Why are they here?  In this five-volume collection of “American Literature” we begin with three texts that have no specific author, that come down to us over an expanse of centuries, and also in translation. We face difficult questions about how we should read them now – “we” being, in all likelihood, modern Americans in classrooms and libraries, people who can know these traditions only in the most cursory way.  What sort of beginning can we make here – and what relationships can we plausibly consider, between these very old stories and modern literary and cultural experience?  With those general issues in mind, think or write about the following questions:

1. What happens to a landscape, a place, when a story is associated with it?  What places do you know that seem to take on a heightened importance or vitality because of a myth, a legend, or a sacred text that connects directly to that town, region, or geographical feature?  When we come to a place that is new for us, what are the various effects of knowing that other people, from another time or culture, have thought about it, dreamed about it, and talked about it intensely? 

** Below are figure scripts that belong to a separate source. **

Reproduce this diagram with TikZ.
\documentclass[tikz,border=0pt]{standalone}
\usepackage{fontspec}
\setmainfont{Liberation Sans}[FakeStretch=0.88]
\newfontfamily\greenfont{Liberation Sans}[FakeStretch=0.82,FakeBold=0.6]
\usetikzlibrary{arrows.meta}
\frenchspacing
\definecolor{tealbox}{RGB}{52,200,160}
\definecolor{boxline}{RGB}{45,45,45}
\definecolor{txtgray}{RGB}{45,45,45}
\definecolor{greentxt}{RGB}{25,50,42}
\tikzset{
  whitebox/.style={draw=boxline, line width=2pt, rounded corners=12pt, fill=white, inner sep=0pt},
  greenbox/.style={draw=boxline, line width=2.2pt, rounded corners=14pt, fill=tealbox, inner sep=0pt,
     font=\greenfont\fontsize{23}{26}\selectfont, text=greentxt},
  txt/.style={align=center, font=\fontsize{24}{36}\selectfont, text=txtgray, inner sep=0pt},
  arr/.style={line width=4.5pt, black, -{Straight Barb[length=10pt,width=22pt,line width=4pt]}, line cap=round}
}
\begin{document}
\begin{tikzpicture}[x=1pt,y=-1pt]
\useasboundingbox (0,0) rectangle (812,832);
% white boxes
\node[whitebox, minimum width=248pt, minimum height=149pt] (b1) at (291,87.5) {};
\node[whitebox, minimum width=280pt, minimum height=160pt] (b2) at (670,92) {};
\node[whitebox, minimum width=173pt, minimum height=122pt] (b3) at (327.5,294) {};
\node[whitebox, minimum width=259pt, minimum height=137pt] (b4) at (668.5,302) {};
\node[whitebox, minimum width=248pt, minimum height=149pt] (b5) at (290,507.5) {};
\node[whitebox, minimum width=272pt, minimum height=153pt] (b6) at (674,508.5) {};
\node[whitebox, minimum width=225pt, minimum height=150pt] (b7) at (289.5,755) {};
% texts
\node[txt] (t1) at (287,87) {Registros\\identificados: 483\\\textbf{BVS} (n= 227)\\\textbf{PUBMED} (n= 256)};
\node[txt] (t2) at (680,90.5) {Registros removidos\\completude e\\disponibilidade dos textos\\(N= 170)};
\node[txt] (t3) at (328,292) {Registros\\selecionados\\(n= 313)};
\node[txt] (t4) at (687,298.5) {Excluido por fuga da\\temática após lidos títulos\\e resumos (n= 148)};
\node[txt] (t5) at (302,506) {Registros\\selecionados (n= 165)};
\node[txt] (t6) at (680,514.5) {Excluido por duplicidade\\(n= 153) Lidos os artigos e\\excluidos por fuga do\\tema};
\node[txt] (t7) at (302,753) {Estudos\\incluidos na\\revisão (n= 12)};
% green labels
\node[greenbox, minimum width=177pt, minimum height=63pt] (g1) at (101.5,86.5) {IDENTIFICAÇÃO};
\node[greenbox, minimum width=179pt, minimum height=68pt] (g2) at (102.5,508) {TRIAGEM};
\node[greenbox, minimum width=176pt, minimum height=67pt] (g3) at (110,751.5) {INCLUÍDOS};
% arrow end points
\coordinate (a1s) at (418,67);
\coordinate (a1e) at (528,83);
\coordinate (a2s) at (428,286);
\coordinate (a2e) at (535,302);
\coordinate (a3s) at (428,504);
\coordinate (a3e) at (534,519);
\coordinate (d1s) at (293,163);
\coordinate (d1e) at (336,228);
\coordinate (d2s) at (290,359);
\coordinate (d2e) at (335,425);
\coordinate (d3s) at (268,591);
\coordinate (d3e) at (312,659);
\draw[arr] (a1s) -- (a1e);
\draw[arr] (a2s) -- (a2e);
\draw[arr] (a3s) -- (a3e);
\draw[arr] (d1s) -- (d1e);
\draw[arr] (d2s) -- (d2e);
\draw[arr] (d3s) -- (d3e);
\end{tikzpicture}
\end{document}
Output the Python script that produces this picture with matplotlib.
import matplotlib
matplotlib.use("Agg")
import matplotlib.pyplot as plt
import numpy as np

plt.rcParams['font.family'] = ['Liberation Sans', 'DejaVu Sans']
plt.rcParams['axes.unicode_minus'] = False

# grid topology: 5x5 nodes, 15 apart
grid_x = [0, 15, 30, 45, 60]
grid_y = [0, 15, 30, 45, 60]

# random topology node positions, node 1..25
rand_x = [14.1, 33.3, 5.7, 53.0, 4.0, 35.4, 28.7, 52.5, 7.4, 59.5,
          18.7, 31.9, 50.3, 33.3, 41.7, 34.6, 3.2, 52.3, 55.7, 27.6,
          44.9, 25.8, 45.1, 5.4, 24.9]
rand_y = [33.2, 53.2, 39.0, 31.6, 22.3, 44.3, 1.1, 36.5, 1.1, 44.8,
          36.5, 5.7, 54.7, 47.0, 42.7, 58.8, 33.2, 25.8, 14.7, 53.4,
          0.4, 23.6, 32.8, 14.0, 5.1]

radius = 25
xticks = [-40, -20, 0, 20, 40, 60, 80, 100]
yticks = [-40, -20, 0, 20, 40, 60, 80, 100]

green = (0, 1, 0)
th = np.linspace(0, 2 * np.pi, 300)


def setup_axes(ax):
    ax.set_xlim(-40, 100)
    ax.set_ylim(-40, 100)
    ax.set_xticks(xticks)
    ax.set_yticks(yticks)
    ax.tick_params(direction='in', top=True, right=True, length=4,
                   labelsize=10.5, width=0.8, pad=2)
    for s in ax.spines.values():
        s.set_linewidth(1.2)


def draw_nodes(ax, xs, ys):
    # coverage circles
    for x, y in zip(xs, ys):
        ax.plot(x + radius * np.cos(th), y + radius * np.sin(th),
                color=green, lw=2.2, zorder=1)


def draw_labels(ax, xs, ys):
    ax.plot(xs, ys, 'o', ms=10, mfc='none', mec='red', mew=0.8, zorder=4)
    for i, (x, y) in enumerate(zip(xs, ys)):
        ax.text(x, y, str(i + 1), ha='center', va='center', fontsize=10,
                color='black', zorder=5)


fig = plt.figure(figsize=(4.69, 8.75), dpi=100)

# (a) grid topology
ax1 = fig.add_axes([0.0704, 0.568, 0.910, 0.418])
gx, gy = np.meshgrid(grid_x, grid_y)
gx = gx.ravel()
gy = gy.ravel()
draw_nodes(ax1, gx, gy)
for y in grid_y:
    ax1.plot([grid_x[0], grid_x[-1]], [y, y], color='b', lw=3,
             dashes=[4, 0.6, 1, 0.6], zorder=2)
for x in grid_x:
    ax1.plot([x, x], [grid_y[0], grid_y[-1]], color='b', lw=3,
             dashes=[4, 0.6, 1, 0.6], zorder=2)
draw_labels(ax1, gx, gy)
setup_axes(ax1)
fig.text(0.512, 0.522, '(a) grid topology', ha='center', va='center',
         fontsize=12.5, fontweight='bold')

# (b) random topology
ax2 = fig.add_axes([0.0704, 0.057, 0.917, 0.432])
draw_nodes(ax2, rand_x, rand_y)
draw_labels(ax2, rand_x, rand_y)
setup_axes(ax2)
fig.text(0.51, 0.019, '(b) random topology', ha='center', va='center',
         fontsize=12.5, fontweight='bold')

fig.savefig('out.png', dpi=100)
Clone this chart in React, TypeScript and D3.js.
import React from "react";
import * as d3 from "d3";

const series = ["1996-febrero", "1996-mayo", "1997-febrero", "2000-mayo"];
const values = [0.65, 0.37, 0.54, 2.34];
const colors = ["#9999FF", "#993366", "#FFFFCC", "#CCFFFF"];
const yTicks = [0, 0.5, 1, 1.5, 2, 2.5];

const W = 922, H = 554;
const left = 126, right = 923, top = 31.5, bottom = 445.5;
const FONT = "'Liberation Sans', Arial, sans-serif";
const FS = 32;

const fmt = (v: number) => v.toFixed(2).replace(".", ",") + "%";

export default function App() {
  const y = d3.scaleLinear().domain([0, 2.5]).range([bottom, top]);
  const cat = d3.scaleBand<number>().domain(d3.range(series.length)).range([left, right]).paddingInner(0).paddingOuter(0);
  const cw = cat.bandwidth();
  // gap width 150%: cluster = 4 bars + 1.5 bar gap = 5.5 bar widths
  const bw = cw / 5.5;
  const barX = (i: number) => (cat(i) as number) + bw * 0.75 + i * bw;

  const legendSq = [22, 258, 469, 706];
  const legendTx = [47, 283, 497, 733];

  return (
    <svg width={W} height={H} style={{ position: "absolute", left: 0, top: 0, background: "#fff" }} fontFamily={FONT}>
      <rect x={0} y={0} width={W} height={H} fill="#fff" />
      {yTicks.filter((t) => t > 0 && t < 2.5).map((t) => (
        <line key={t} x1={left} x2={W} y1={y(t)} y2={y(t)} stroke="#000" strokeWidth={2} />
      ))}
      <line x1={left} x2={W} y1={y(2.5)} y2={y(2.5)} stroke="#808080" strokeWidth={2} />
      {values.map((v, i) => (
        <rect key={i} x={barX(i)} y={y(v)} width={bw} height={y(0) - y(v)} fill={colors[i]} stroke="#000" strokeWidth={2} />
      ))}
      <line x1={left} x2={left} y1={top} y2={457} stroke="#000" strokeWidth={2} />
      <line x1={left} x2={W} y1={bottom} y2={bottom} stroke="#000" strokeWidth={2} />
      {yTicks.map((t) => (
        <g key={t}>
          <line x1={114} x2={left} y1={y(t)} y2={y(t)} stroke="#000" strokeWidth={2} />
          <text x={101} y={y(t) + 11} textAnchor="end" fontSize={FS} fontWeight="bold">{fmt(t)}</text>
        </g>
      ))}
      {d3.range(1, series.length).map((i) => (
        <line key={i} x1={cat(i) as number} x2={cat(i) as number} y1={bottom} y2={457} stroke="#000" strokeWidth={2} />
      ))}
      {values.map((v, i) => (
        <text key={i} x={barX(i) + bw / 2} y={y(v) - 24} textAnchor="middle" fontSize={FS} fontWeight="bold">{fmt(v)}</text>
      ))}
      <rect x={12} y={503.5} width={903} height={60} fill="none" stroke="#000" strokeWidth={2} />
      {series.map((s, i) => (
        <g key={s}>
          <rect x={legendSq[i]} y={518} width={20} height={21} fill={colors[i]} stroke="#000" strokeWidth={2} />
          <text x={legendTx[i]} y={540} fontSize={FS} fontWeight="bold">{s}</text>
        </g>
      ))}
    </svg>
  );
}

2.  In some traditions, stories of creation have an aura of grandeur about them – there are cataclysms, momentous decisions, unimaginable efforts.  In other traditions, everything seems to begin from some fairly ordinary, or even capricious, process of making.  What relationships are possible between a sense of how things came to be, and how the world might be looked at now?  The Western world puts great emphasis on the centrality of the individual self.  What stature do human beings seem to hold in the creation stories in NAAL

3. On the web, find images of landscapes associated with the Iroquois people – for example, the woodlands and lakes of Upstate New York and southern Ontario – and locate some good pictures of the lands of the Pima – the hills and arid lands of southern Arizona.  What connections do you sense between the look and dimensions of these places and the creation stories they generated?  How does the modern American landscape influence modern dreams and stories of new beginnings?